Saturday, March 19, 2016

Mengenali Sumber Stress pada Anak


Beberapa waktu yang lalu banyak media ramai membicarakan tentang terjadinya peristiwa bunuh diri dari seorang anak yang masih duduk di bangku Sekolah Dasar. Banyak pakar Psikologi yang mencoba menganalisa penyebab dari peristiwa yang menghebohkan ini.  Pengaruh media televisi, ingin menarik perhatian orangtua, perasaan malu, …. dan yang utama adalah karena ketidakmampuan menangani stres yang yang mereka simpulkan.

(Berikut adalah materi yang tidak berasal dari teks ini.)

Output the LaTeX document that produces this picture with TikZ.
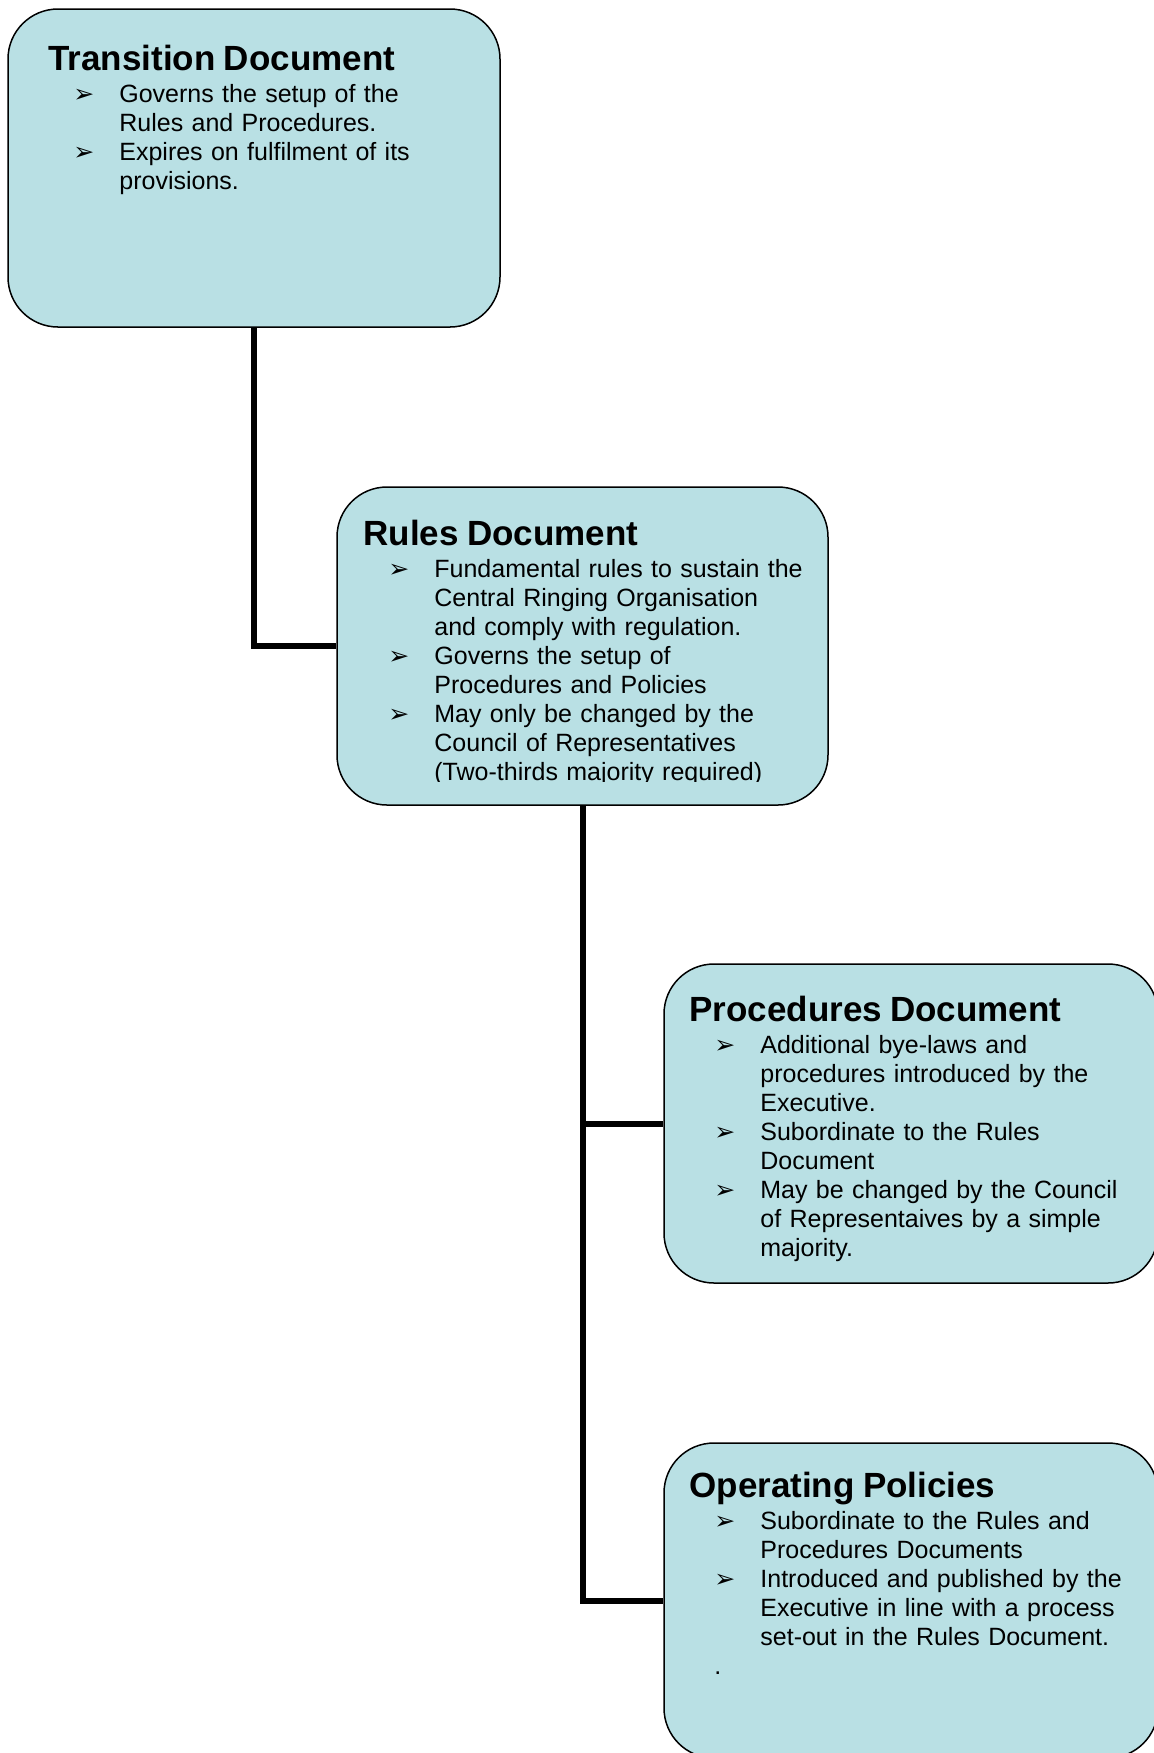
\documentclass[tikz,border=0pt]{standalone}
\usepackage{fontspec}
\setmainfont{Liberation Sans}
\newfontfamily\arrowfont{DejaVu Sans}
\definecolor{boxfill}{RGB}{185,224,228}
\newcommand{\doctitle}[1]{\leftskip=0pt\noindent{\fontsize{17.5}{19}\bfseries #1}\par\vspace{1.5pt}}
\newcommand{\docbullet}{\par\leftskip=35.5pt\noindent\llap{\makebox[23pt][l]{\arrowfont\fontsize{12.5}{12}\selectfont ➢}}}
\begin{document}
\begin{tikzpicture}[x=0.5pt,y=-0.5pt,
  docbox/.style={draw, line width=0.75pt, fill=boxfill, rounded corners=25pt, inner sep=0pt},
  doctext/.style={anchor=base west, inner sep=0pt, text width=235pt, font=\fontsize{12.5}{14.5}\selectfont},
  link/.style={line width=3pt}]
\useasboundingbox (0,0) rectangle (1154,1753);
% boxes
\node[docbox, minimum width=246pt, minimum height=159pt] (trans) at (254,168) {};
\node[docbox, minimum width=245.5pt, minimum height=159pt] (rules) at (582.5,646) {};
\node[docbox, minimum width=247pt, minimum height=159.5pt] (proc) at (911,1123.5) {};
\node[docbox, minimum width=247pt, minimum height=157.5pt] (ops) at (911,1600.5) {};
% texts
\node[doctext] (trans-text) at (48,70) {\doctitle{Transition Document}
\docbullet Governs the setup of the\\Rules and Procedures.
\docbullet Expires on fulfilment of its\\provisions.\par};
\begin{scope}
\clip (337,487) rectangle (828,781);
\node[doctext] (rules-text) at (363,545) {\doctitle{Rules Document}
\docbullet Fundamental rules to sustain the\\Central Ringing Organisation\\and comply with regulation.
\docbullet Governs the setup of\\Procedures and Policies
\docbullet May only be changed by the\\Council of Representatives\\(Two-thirds majority required)\par};
\end{scope}
\node[doctext] (proc-text) at (689,1021) {\doctitle{Procedures Document}
\docbullet Additional bye-laws and\\procedures introduced by the\\Executive.
\docbullet Subordinate to the Rules\\Document
\docbullet May be changed by the Council\\of Representaives by a simple\\majority.\par};
\node[doctext] (ops-text) at (689,1497) {\doctitle{Operating Policies}
\docbullet Subordinate to the Rules and\\Procedures Documents
\docbullet Introduced and published by the\\Executive in line with a process\\set-out in the Rules Document.
\par\leftskip=0pt\noindent\hspace*{12.5pt}.\par};
% connectors
\draw[link] (trans.south) |- (rules.west);
\draw[link] (rules.south) |- (ops.west);
\draw[link] (rules.south |- proc.west) -- (proc.west);
\end{tikzpicture}
\end{document}
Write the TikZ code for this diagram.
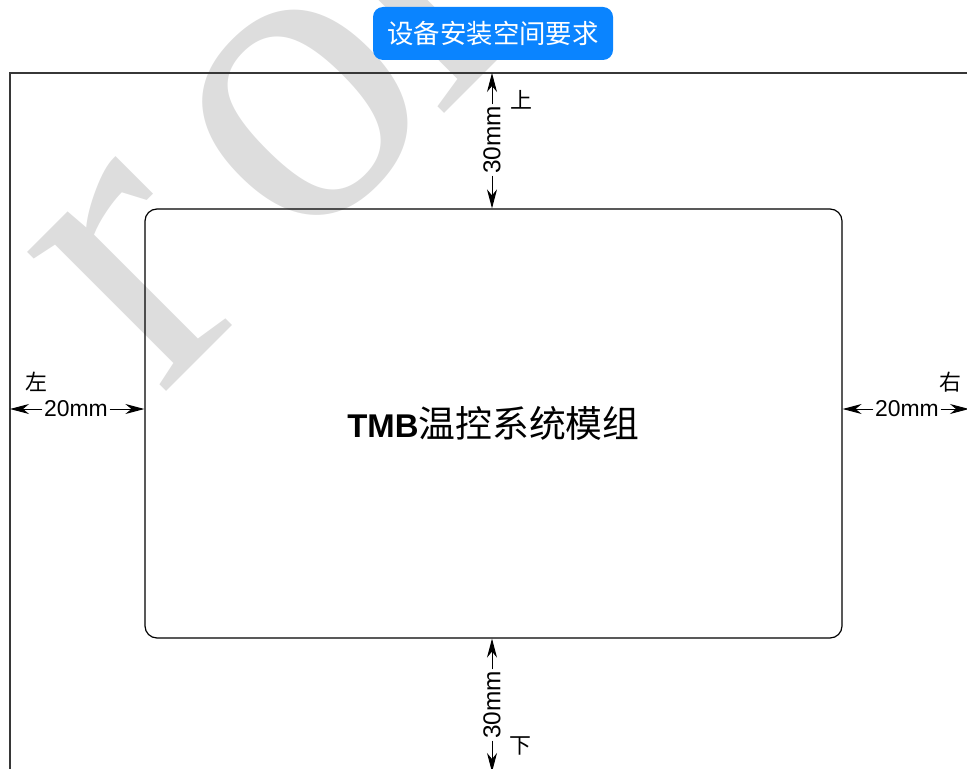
\documentclass[tikz,border=0pt]{standalone}
\usepackage{fontspec}
\usepackage{tikz}
\usetikzlibrary{positioning, arrows.meta, shapes}
\setmainfont{Liberation Sans}
\newfontfamily\cjk{Noto Sans CJK SC}
\newfontfamily\wmfont{Liberation Serif}
\definecolor{titleblue}{RGB}{10,132,255}
\definecolor{framegray}{RGB}{55,55,55}
\definecolor{wmgray}{RGB}{221,221,221}
\tikzset{
  dimline/.style={-{Stealth[length=19bp, width=10bp, inset=6bp]}, line width=1bp},
  dimlabel/.style={inner sep=1.5bp, font=\fontsize{23}{23}\selectfont},
  sidelabel/.style={inner sep=0pt, font=\cjk\fontsize{22}{22}\selectfont}
}

\begin{document}
\begin{tikzpicture}[x=1bp, y=-1bp]
            \useasboundingbox (0,0) rectangle (967,769);
            \node[text=wmgray, font=\wmfont\fontsize{430}{430}\selectfont, rotate=45, anchor=base west, inner sep=0pt] (wm) at (160,398) {r\kern55bp o\kern-18bp l};

            \coordinate (framecorner) at (10,73);
            \coordinate (frametop) at (492,73);
            \coordinate (framebottom) at (492,772);
            \coordinate (frameleft) at (10,409);
            \coordinate (frameright) at (969,409);
            \draw[framegray, line width=1.4bp] (frametop -| frameright) -- (framecorner) -- (framecorner |- framebottom);

            \node[fill=titleblue, rounded corners=10bp, minimum width=240bp, minimum height=53bp, text=white, font=\cjk\fontsize{26.5}{26.5}\selectfont] (title) at (493,33.5) {设备安装空间要求};

            \node[draw, line width=1.2bp, rounded corners=12bp, minimum width=697bp, minimum height=429bp] (module) at (493.5,423.5) {{\fontsize{33}{33}\selectfont\bfseries TMB}{\cjk\fontsize{37}{37}\selectfont 温控系统模组}};

            \node[dimlabel, rotate=90, font=\fontsize{24.5}{24.5}\selectfont] (toplbl) at (492,140) {30mm};
            \node[dimlabel, rotate=90, font=\fontsize{24.5}{24.5}\selectfont] (botlbl) at (492,705) {30mm};
            \node[dimlabel] (leftlbl) at (76,409) {20mm};
            \node[dimlabel] (rightlbl) at (907,409) {20mm};

            \node[sidelabel] (up) at (521,100) {上};
            \node[sidelabel] (down) at (520,746) {下};
            \node[sidelabel] (left) at (36,382) {左};
            \node[sidelabel] (right) at (950,382) {右};

            \draw[dimline] (toplbl.east) -- (frametop);
            \draw[dimline] (toplbl.west) -- (module.north -| toplbl);
            \draw[dimline] (botlbl.east) -- (module.south -| botlbl);
            \draw[dimline] (botlbl.west) -- (framebottom);
            \draw[dimline] (leftlbl.west) -- (frameleft);
            \draw[dimline] (leftlbl.east) -- (module.west |- leftlbl);
            \draw[dimline] (rightlbl.west) -- (module.east |- rightlbl);
            \draw[dimline] (rightlbl.east) -- (frameright);
        \end{tikzpicture}
\end{document}
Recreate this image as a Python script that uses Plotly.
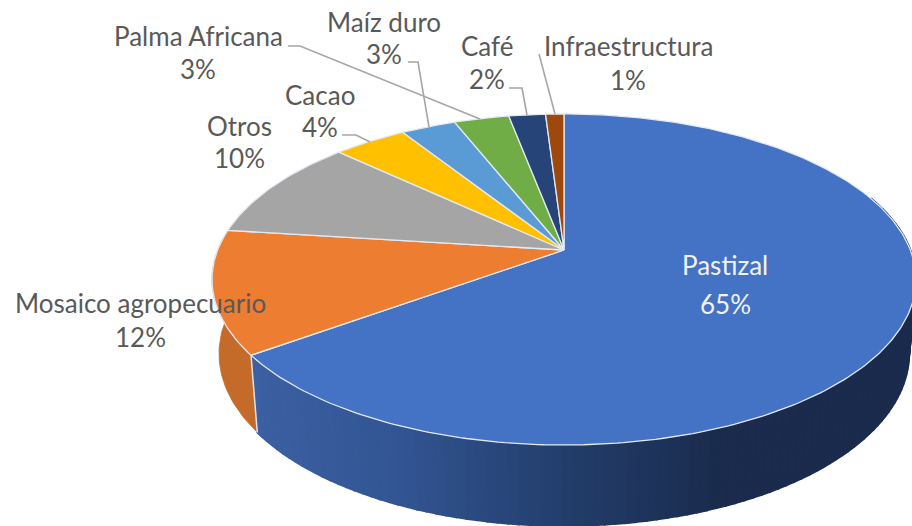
import math
import plotly.graph_objects as go

categories = ["Pastizal", "Mosaico agropecuario", "Otros", "Cacao", "Maíz duro",
              "Palma Africana", "Café", "Infraestructura"]
values = [65, 12, 10, 4, 3, 3, 2, 1]
colors = ["#4472C4", "#ED7D31", "#A5A5A5", "#FFC000", "#5B9BD5", "#70AD47", "#264478", "#9E480E"]
label_centers = [(725, 265), (140, 303), (239, 126), (320, 95), (384, 22), (198, 36), (487, 46), (628, 46)]
label_gap = [39, 34, 32, 32, 32, 33, 33, 34]

CX, CY, A, B, K = 564, 250, 346.4, 160.3, 0.178
CY2, SX2, SY2 = 323, 0.98, 1.04
FONT = "Lato"
FSIZE = 26


def top(t):
    u, v = math.sin(t), math.cos(t)
    w = 1 + K * v
    return CX + A * u / w, CY - B * v / w


def bottom(t):
    u, v = math.sin(t), math.cos(t)
    w = 1 + K * v
    return CX + SX2 * A * u / w, CY2 - SY2 * B * v / w


def lerp(c1, c2, f):
    return tuple(round(a + (b - a) * f) for a, b in zip(c1, c2))


def blue_side(x):
    stops = [(250, (60, 96, 162)), (400, (50, 84, 146)), (560, (35, 62, 108)),
             (720, (26, 43, 77)), (912, (26, 43, 77))]
    for (x0, c0), (x1, c1) in zip(stops, stops[1:]):
        if x <= x1:
            return lerp(c0, c1, max(0, (x - x0) / (x1 - x0)))
    return stops[-1][1]


fig = go.Figure()


def poly(xs, ys, fill, line=None, width=0.8):
    fig.add_trace(go.Scatter(x=xs, y=ys, mode="lines", fill="toself", fillcolor=fill,
                             line=dict(color=line or fill, width=width), hoverinfo="skip"))


total = sum(values)
bounds = [0]
for val in values:
    bounds.append(bounds[-1] + val / total * 2 * math.pi)

# side wall of the Pastizal slice, as thin shaded strips
start, end = math.radians(70), bounds[1]
N = 110
for i in range(N):
    t0 = start + (end - start) * i / N
    t1 = start + (end - start) * (i + 1) / N
    p0, p1, q1, q0 = top(t0), top(t1), bottom(t1), bottom(t0)
    col = "rgb(%d,%d,%d)" % blue_side((p0[0] + p1[0]) / 2)
    poly([p0[0], p1[0], q1[0], q0[0], p0[0]], [p0[1], p1[1], q1[1], q0[1], p0[1]], col, width=2)

# side wall of the Mosaico slice
ts = [bounds[1] + (bounds[2] - bounds[1]) * i / 40 for i in range(41)]
pts = [top(t) for t in ts] + [bottom(t) for t in reversed(ts)]
poly([p[0] for p in pts] + [pts[0][0]], [p[1] for p in pts] + [pts[0][1]], "#C56B29")

# light seam between the two side walls
seam_a, seam_b = top(bounds[1]), bottom(bounds[1])
fig.add_trace(go.Scatter(x=[seam_a[0], seam_b[0]], y=[seam_a[1], seam_b[1]], mode="lines",
                         line=dict(color="#DCE3EE", width=1.5), hoverinfo="skip"))

# top faces
for i, col in enumerate(colors):
    n = max(8, int(values[i] * 4))
    arc = [top(bounds[i] + (bounds[i + 1] - bounds[i]) * j / n) for j in range(n + 1)]
    xs = [CX] + [p[0] for p in arc] + [CX]
    ys = [CY] + [p[1] for p in arc] + [CY]
    poly(xs, ys, col, line="#E4E9F2", width=1.3)

# leader lines
leaders = {
    "Palma Africana": [(288, 46), (300, 46), (480, 119)],
    "Maíz duro": [(408, 62), (418, 62), (429, 127)],
    "Café": [(509, 88), (522, 88), (527, 115)],
    "Infraestructura": [(539, 54), (555, 114)],
    "Cacao": [(342, 135), (356, 135), (370, 142)],
}
for pts in leaders.values():
    fig.add_trace(go.Scatter(x=[p[0] for p in pts], y=[p[1] for p in pts], mode="lines",
                             line=dict(color="#A6A6A6", width=1.6), hoverinfo="skip"))

# labels
for name, val, (x, y), gap in zip(categories, values, label_centers, label_gap):
    color = "#F2F2F2" if name == "Pastizal" else "#595959"
    fig.add_annotation(x=x, y=y, text=name, showarrow=False, xref="x", yref="y",
                       font=dict(family=FONT, size=FSIZE, color=color))
    fig.add_annotation(x=x, y=y + gap, text=f"{val}%", showarrow=False, xref="x", yref="y",
                       font=dict(family=FONT, size=FSIZE, color=color))

fig.update_layout(
    width=912, height=526, margin=dict(l=0, r=0, t=0, b=0),
    paper_bgcolor="white", plot_bgcolor="white", showlegend=False,
    xaxis=dict(range=[0, 912], visible=False, fixedrange=True),
    yaxis=dict(range=[526, 0], visible=False, fixedrange=True),
)
fig.write_html("out.html", config={"displayModeBar": False},
               post_script="document.body.style.margin='0';document.body.style.overflow='hidden';")
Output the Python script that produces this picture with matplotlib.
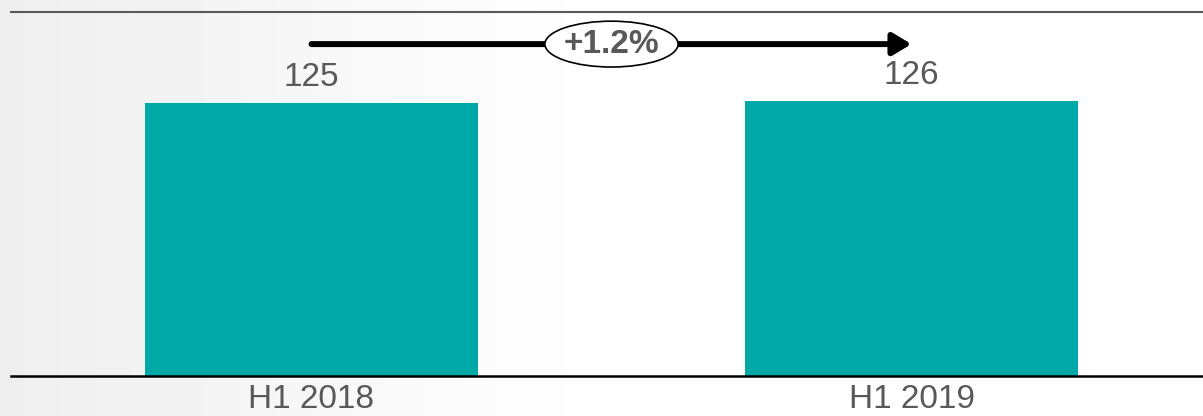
import numpy as np
import matplotlib
matplotlib.use("Agg")
import matplotlib.pyplot as plt
from matplotlib.patches import Ellipse

plt.rcParams['font.family'] = ['Liberation Sans', 'DejaVu Sans']

periods = ["H1 2018", "H1 2019"]
values = [125, 126]
growth_label = "+1.2%"

teal = "#00A8A8"
grey_text = "#595959"

fig = plt.figure(figsize=(12.03, 4.16), dpi=100)

# soft grey-to-white backdrop on the left
bg = fig.add_axes([0, 0, 1, 1], zorder=-1)
xs = np.linspace(0, 1, 400)
shade = np.clip(1 - xs / 0.5, 0, 1)
grad = 1 - 0.065 * shade
img = np.tile(grad, (50, 1))
bg.imshow(img, cmap="gray", vmin=0, vmax=1, aspect="auto", extent=[0, 1, 0, 1])
bg.axis("off")

W, H = 1203, 416
ax = fig.add_axes([11 / W, 40 / H, 1192 / W, 364 / H])
ax.patch.set_alpha(0)

x = np.arange(len(periods))
bars = ax.bar(x, values, width=0.555, color=teal, zorder=2)
ax.set_xlim(-0.5008, 1.4858)
ax.set_ylim(0, 166.7)

for b, v in zip(bars, values):
    ax.annotate(str(v), (b.get_x() + b.get_width() / 2, v), xytext=(0, 7),
                textcoords="offset points", ha="center", va="bottom",
                fontsize=24, color=grey_text)

# growth arrow between the two bars
arrow_y = 152
ax.annotate("", xy=(x[1], arrow_y), xytext=(x[0], arrow_y),
            arrowprops=dict(arrowstyle="-|>,head_length=0.5,head_width=0.3",
                            lw=4.3, color="black", shrinkA=0, shrinkB=0,
                            mutation_scale=22))
mid = (x[0] + x[1]) / 2
ax.add_patch(Ellipse((mid, arrow_y), 0.222, 21, facecolor="white",
                     edgecolor="black", lw=1.2, zorder=5))
ax.text(mid, arrow_y, growth_label, ha="center", va="center", fontsize=24,
        fontweight="bold", color=grey_text, zorder=6)

ax.set_xticks(x)
ax.set_xticklabels(periods, fontsize=24, color=grey_text)
ax.set_yticks([])
ax.tick_params(axis="x", length=0, pad=6)
for s in ["left", "right"]:
    ax.spines[s].set_visible(False)
ax.spines["top"].set_color("#595959")
ax.spines["top"].set_linewidth(1.5)
ax.spines["bottom"].set_color("black")
ax.spines["bottom"].set_linewidth(1.8)
ax.spines["bottom"].set_zorder(3)

fig.savefig("out.png", dpi=100)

Apakah stres hanya terjadi pada orang dewasa?
Selama ini, mungkin kita  berpikir bahwa stres hanya mungkin dialami oleh orang dewasa yang memiliki tingkat kesulitan hidup yang lebih kompleks.
Ternyata tidak hanya orang dewasa saja yang bisa mengalami stres, anak-anak pun bisa mengalami gangguan ini.  
Ada beberapa berita terkini, sebagai berikut :
-        Survey terbaru iVillage menemukan bahwa hampir 90% ibu menganggap anak-anak sekarang jauh lebih stres dibandingkan mereka dulu.
-        Penelitian menemukan bahwa antara 8 dan 10 persen anak-anak Amerika mengalami kesulitan dan gejala-gejala serius akibat stres.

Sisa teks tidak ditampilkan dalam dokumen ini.